Last week, a Massachusetts state court ruled against Exxon Mobil Corp. in a climate change lawsuit brought against the company by the Massachusetts Attorney General. 

The suit alleges that Exxon violated the Massachusetts Consumer Protection Act by misleading investors and consumers about the company's business practices, its failure to disclose climate change risks and its products' impacts on climate change, and its greenwashing campaigns. 

In the ruling, which denied Exxon's anti-SLAPP motion to dismiss the case, the court disagreed with Exxon's arguments that the claims at the center of the lawsuit constituted protected speech. In finding the statements were not protected, the court emphasized that "climate change indisputably is a topic that has attracted government attention." 

This is abundantly true following the recent slew of interest into Exxon and other companies' statements and practices related to climate change. Most recently, this past April, New York City sued Exxon, BP Plc, and Royal Dutch Shell, alleging that the companies are similarly deceiving consumers by claiming their products are "cleaner" or "emissions reducing" and failing to disclose their products' risks associated with climate change. 

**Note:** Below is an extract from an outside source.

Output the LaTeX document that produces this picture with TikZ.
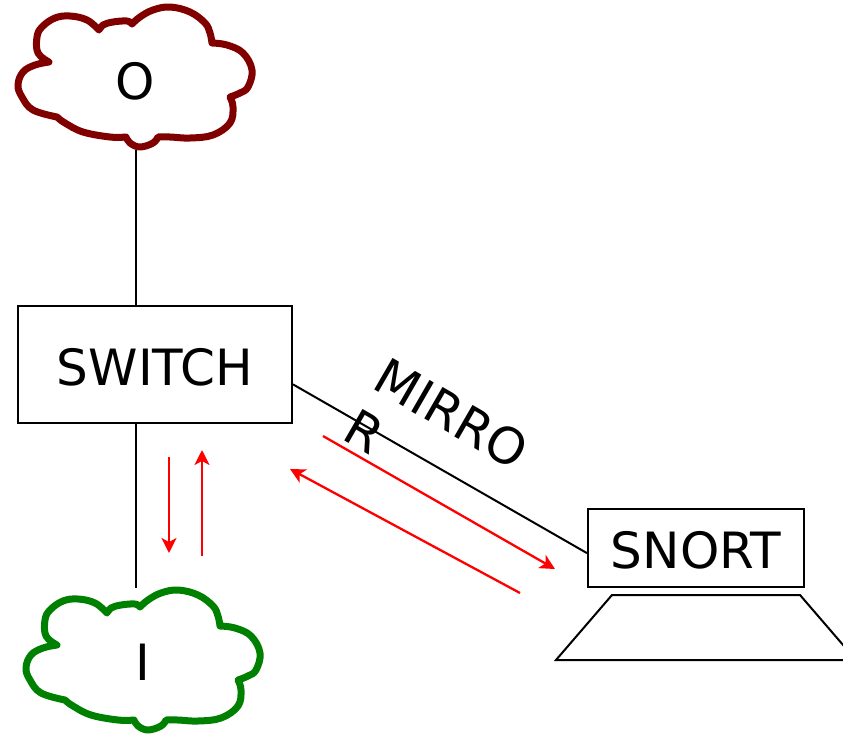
\documentclass[tikz,border=0pt]{standalone}
\usepackage{fontspec}
\setmainfont{DejaVu Sans}
\usetikzlibrary{arrows.meta,calc}
\definecolor{cloudred}{RGB}{128,0,0}
\definecolor{cloudgreen}{RGB}{0,128,0}
\tikzset{
  cloudpic/.pic={
    \draw[line width=7pt, line join=round, draw=#1]
      plot[smooth,tension=0.65] coordinates {(49,62) (38,53) (37,37) (42,27) (55,18) (70,16) (87,20) (99,30)}
      -- plot[smooth,tension=0.65] coordinates {(99,30) (103,25) (113,22) (127,21) (132,24)}
      -- plot[smooth,tension=0.65] coordinates {(132,24) (140,17) (153,10) (170,7) (190,12) (205,23) (210,33) (212,43)}
      -- plot[smooth,tension=0.65] coordinates {(212,43) (227,45) (243,53) (252,70) (248,87) (240,93) (230,97)}
      -- plot[smooth,tension=0.65] coordinates {(230,97) (233,107) (230,123) (213,135) (190,138) (170,137) (158,137)}
      -- plot[smooth,tension=0.65] coordinates {(158,137) (153,143) (140,147) (130,143) (126,137)}
      -- plot[smooth,tension=0.65] coordinates {(126,137) (110,137) (83,132) (65,123) (57,117)}
      -- plot[smooth,tension=0.65] coordinates {(57,117) (33,110) (22,97) (18,85) (23,72) (35,65) (49,62)}
      -- cycle;
  },
  cloudbox/.style={inner sep=0pt, text height=40pt, text depth=0pt, font=\fontsize{50}{60}\selectfont},
  devbox/.style={draw, line width=2pt, inner sep=0pt, text height=41pt, text depth=0pt, font=\fontsize{50}{60}\selectfont},
  link/.style={line width=2pt},
  flow/.style={draw=red, line width=2.3pt, -{Stealth[length=15pt,width=15pt,inset=4pt]}},
}
\begin{document}
\begin{tikzpicture}[x=1pt,y=-1pt]
\useasboundingbox (0,0) rectangle (843,734);
\clip (0,0) rectangle (843,734);
% clouds
\pic at (0,0) {cloudpic=cloudred};
\pic at (8,583) {cloudpic=cloudgreen};
\node[cloudbox, minimum width=235pt, minimum height=142pt] (Ocloud) at (135.5,79) {O};
\node[cloudbox, minimum width=238pt, minimum height=144pt] (Icloud) at (143,660) {I};
% devices
\node[devbox, minimum width=274pt, minimum height=117pt] (switch) at (155,364.5) {SWITCH};
\node[devbox, minimum width=216pt, minimum height=78pt] (snort) at (696,548) {SNORT};
\draw[line width=2pt, line join=miter] (612,595) -- (800,595) -- (856,660) -- (556,660) -- cycle;
% links
\draw[link] (Ocloud.south) -- (Ocloud.south |- switch.north);
\draw[link] (Ocloud.south |- switch.south) -- (Ocloud.south |- Icloud.north);
\draw[link] ($(switch.north east)!0.667!(switch.south east)$) -- ($(snort.north west)!0.564!(snort.south west)$);
\node[rotate=-30, inner sep=0pt, align=left, font=\fontsize{50}{59}\selectfont] (mirror) at (437,439) {MIRRO\\R};
% traffic arrows
\coordinate (d1) at (169,457); \coordinate (d2) at (169,553);
\coordinate (u1) at (202,556); \coordinate (u2) at (202,450);
\coordinate (m1) at (323,436); \coordinate (m2) at (555,569);
\coordinate (r1) at (520,593); \coordinate (r2) at (290,469);
\draw[flow] (d1) -- (d2);
\draw[flow] (u1) -- (u2);
\draw[flow] (m1) -- (m2);
\draw[flow] (r1) -- (r2);
\end{tikzpicture}
\end{document}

Reacting to the decision, Massachusetts Attorney General Maura Healy said, "Today’s rulings represent a significant step forward for my office’s work to hold Exxon accountable for lying to Massachusetts consumers about the climate harms of using its fossil fuel products and to Massachusetts investors about the negative impact of climate change on the value of its business. To this day, Exxon is continuing to promote its fossil fuel products to consumers as good for the environment and misleading investors that demand for fossil fuels will remain strong for the foreseeable future."